THE REQUEST » Pictures are not part of the copy. Give again exactly the lines from the one with "Rebuild this diagram" to the one with "minimum width=208pt, minimum", inclusive.

MATERIAL FOR THIS EXERCISE »
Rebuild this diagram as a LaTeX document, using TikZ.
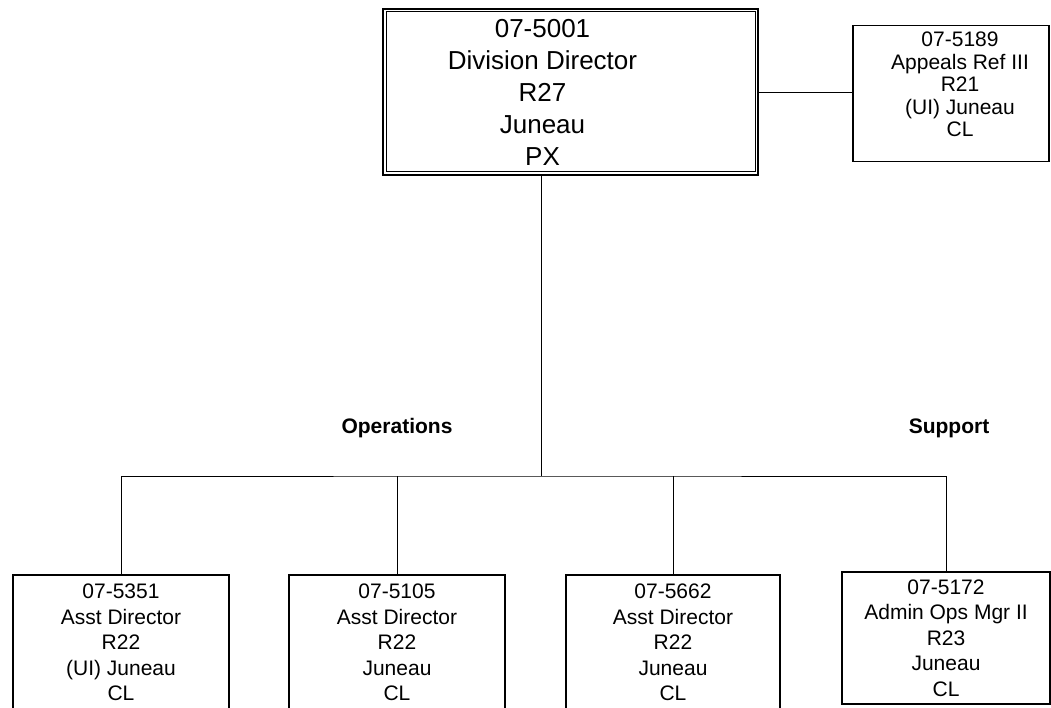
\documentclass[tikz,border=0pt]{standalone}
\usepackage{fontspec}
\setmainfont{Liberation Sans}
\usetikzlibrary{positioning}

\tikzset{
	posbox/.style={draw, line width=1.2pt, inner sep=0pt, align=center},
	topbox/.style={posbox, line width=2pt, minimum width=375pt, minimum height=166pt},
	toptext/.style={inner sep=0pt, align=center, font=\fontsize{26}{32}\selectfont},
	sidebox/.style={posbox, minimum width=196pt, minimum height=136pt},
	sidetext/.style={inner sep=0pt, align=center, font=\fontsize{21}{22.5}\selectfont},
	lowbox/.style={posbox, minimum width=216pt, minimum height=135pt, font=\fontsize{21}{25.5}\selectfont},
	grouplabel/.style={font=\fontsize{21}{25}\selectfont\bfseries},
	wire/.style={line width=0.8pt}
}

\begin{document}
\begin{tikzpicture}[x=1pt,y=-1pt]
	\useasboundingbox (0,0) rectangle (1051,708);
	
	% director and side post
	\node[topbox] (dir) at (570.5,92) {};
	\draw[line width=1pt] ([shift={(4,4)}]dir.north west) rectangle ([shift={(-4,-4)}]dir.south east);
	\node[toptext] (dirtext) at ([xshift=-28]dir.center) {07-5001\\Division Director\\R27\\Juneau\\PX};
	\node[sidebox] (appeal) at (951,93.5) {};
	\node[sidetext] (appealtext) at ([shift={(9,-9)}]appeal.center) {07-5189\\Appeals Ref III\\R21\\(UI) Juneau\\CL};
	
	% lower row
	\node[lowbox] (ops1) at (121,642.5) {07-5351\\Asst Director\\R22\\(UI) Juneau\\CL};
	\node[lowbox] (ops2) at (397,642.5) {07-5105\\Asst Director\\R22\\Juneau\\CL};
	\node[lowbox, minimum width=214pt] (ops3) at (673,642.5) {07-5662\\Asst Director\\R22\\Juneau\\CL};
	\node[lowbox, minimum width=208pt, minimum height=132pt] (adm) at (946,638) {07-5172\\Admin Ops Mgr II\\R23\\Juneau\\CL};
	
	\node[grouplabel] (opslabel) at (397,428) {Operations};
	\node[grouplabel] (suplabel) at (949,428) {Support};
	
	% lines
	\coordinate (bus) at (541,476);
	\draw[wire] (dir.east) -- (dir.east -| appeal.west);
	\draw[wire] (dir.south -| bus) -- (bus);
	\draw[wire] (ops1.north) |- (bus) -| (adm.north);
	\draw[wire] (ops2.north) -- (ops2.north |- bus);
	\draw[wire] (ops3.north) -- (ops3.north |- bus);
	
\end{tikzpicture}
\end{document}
--
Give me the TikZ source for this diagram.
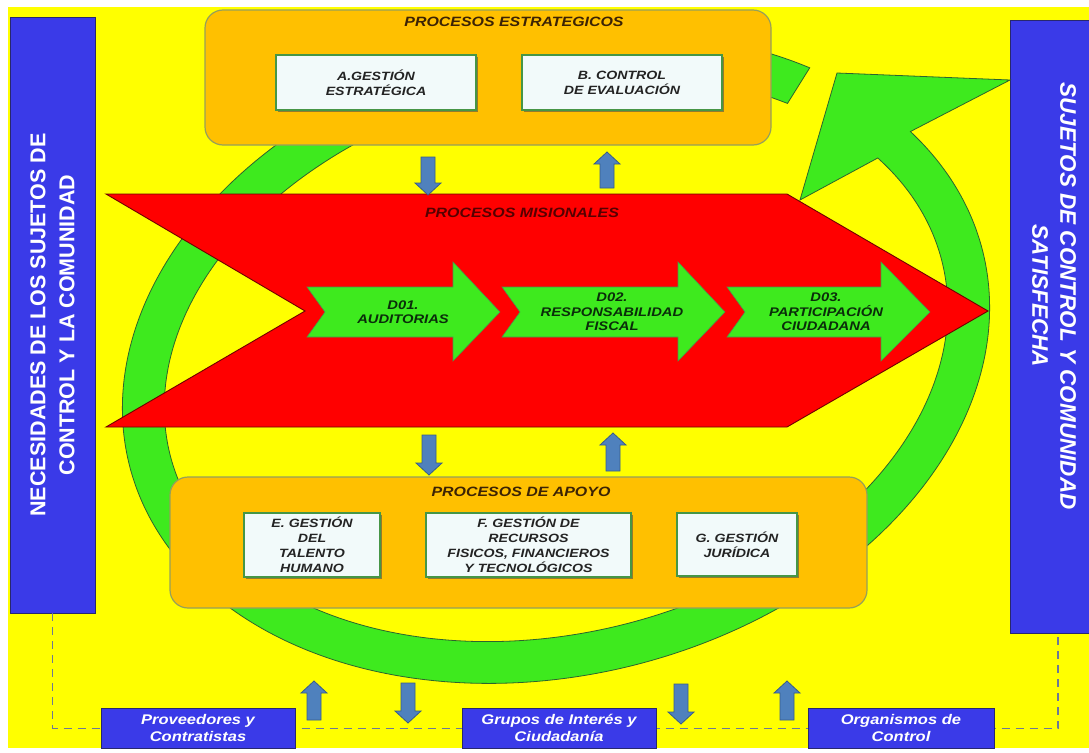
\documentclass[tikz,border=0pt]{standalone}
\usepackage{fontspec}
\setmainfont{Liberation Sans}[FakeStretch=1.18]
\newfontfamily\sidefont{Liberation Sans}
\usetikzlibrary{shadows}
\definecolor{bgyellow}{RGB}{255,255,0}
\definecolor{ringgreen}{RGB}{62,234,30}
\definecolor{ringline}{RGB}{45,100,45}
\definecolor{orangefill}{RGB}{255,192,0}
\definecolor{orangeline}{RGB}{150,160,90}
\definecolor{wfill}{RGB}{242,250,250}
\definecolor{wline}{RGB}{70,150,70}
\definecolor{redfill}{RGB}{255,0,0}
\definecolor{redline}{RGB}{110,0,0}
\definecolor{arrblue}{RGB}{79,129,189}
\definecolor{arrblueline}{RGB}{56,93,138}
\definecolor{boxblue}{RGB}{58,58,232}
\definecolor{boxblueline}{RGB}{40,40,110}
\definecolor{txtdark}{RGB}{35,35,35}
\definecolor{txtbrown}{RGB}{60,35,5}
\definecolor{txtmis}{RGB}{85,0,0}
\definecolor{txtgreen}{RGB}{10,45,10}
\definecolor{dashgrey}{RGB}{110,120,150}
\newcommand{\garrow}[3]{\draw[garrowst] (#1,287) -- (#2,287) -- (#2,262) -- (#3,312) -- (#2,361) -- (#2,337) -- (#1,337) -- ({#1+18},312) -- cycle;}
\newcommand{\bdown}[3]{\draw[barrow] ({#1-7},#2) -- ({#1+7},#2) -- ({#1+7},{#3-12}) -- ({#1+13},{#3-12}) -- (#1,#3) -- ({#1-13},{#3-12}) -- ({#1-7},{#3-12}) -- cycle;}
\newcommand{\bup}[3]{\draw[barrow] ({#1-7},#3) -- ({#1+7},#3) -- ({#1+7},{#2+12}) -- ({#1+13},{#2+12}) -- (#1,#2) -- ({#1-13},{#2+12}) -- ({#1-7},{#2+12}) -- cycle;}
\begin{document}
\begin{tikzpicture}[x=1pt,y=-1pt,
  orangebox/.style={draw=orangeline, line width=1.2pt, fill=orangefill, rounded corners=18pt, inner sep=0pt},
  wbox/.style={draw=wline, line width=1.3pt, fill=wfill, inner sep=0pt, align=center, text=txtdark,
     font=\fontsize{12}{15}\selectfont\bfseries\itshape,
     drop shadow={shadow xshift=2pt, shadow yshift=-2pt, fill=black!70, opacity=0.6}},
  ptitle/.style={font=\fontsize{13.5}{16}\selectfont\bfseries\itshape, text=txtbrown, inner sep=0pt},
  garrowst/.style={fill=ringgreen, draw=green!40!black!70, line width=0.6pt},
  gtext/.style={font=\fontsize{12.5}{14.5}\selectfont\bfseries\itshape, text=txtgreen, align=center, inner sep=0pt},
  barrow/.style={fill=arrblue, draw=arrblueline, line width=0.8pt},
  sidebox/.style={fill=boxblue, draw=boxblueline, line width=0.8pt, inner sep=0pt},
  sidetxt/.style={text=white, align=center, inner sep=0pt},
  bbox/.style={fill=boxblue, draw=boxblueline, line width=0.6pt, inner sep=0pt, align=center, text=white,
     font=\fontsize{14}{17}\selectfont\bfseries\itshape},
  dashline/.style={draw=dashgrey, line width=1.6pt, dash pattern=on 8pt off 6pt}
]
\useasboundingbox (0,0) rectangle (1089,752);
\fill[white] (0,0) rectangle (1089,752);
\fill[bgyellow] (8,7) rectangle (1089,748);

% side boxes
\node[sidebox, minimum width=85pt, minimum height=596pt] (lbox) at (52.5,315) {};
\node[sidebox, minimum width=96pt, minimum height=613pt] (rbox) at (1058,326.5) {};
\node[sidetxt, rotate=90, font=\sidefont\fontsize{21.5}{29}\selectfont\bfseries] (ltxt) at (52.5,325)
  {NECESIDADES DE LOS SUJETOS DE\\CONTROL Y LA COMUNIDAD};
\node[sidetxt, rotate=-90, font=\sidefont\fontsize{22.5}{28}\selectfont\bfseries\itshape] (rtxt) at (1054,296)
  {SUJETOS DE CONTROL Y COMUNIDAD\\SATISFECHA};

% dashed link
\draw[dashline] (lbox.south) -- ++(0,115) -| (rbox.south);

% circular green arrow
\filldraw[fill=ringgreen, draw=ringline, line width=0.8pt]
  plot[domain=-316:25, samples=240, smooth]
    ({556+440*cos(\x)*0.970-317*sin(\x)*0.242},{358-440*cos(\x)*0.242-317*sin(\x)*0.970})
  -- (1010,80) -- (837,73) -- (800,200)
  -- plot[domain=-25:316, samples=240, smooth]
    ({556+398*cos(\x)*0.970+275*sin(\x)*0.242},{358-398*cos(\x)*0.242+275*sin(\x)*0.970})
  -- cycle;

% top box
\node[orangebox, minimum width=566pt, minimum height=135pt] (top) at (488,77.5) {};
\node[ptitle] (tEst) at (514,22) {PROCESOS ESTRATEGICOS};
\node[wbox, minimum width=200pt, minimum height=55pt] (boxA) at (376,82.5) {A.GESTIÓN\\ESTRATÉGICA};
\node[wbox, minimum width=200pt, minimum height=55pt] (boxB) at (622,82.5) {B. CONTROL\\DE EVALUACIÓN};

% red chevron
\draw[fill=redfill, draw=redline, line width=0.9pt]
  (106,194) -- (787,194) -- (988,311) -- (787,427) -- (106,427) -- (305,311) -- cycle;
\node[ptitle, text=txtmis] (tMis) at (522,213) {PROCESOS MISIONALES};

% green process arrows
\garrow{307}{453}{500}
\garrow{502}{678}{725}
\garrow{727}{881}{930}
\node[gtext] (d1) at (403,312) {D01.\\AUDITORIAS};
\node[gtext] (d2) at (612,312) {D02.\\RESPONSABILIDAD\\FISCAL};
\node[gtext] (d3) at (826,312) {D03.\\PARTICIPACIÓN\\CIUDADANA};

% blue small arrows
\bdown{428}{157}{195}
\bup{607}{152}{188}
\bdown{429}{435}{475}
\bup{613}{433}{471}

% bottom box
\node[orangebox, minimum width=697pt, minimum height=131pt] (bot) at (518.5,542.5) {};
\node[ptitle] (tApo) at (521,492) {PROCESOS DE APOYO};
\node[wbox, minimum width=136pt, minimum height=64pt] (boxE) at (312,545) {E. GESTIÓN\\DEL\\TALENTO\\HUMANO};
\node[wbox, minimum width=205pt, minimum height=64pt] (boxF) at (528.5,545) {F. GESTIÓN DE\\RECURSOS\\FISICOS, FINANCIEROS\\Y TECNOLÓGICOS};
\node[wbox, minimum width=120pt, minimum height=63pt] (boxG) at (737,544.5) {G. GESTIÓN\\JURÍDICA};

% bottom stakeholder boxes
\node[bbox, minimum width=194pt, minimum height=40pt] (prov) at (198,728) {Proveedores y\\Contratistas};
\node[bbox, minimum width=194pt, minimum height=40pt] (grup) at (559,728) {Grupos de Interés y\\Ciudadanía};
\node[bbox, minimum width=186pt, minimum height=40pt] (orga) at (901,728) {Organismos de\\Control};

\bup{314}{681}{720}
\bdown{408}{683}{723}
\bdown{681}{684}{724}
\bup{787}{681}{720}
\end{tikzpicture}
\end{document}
---
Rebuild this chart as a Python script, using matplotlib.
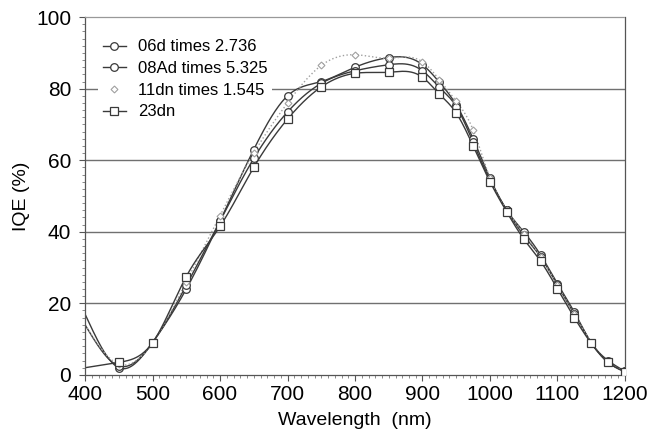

COMPLETED TASK »
Rebuild this diagram as a LaTeX document, using TikZ.
\documentclass[tikz,border=0pt]{standalone}
\usepackage{fontspec}
\setmainfont{Liberation Sans}
\usetikzlibrary{positioning}

\tikzset{
	posbox/.style={draw, line width=1.2pt, inner sep=0pt, align=center},
	topbox/.style={posbox, line width=2pt, minimum width=375pt, minimum height=166pt},
	toptext/.style={inner sep=0pt, align=center, font=\fontsize{26}{32}\selectfont},
	sidebox/.style={posbox, minimum width=196pt, minimum height=136pt},
	sidetext/.style={inner sep=0pt, align=center, font=\fontsize{21}{22.5}\selectfont},
	lowbox/.style={posbox, minimum width=216pt, minimum height=135pt, font=\fontsize{21}{25.5}\selectfont},
	grouplabel/.style={font=\fontsize{21}{25}\selectfont\bfseries},
	wire/.style={line width=0.8pt}
}

\begin{document}
\begin{tikzpicture}[x=1pt,y=-1pt]
	\useasboundingbox (0,0) rectangle (1051,708);
	
	% director and side post
	\node[topbox] (dir) at (570.5,92) {};
	\draw[line width=1pt] ([shift={(4,4)}]dir.north west) rectangle ([shift={(-4,-4)}]dir.south east);
	\node[toptext] (dirtext) at ([xshift=-28]dir.center) {07-5001\\Division Director\\R27\\Juneau\\PX};
	\node[sidebox] (appeal) at (951,93.5) {};
	\node[sidetext] (appealtext) at ([shift={(9,-9)}]appeal.center) {07-5189\\Appeals Ref III\\R21\\(UI) Juneau\\CL};
	
	% lower row
	\node[lowbox] (ops1) at (121,642.5) {07-5351\\Asst Director\\R22\\(UI) Juneau\\CL};
	\node[lowbox] (ops2) at (397,642.5) {07-5105\\Asst Director\\R22\\Juneau\\CL};
	\node[lowbox, minimum width=214pt] (ops3) at (673,642.5) {07-5662\\Asst Director\\R22\\Juneau\\CL};
	\node[lowbox, minimum width=208pt, minimum height=132pt] (adm) at (946,638) {07-5172\\Admin Ops Mgr II\\R23\\Juneau\\CL};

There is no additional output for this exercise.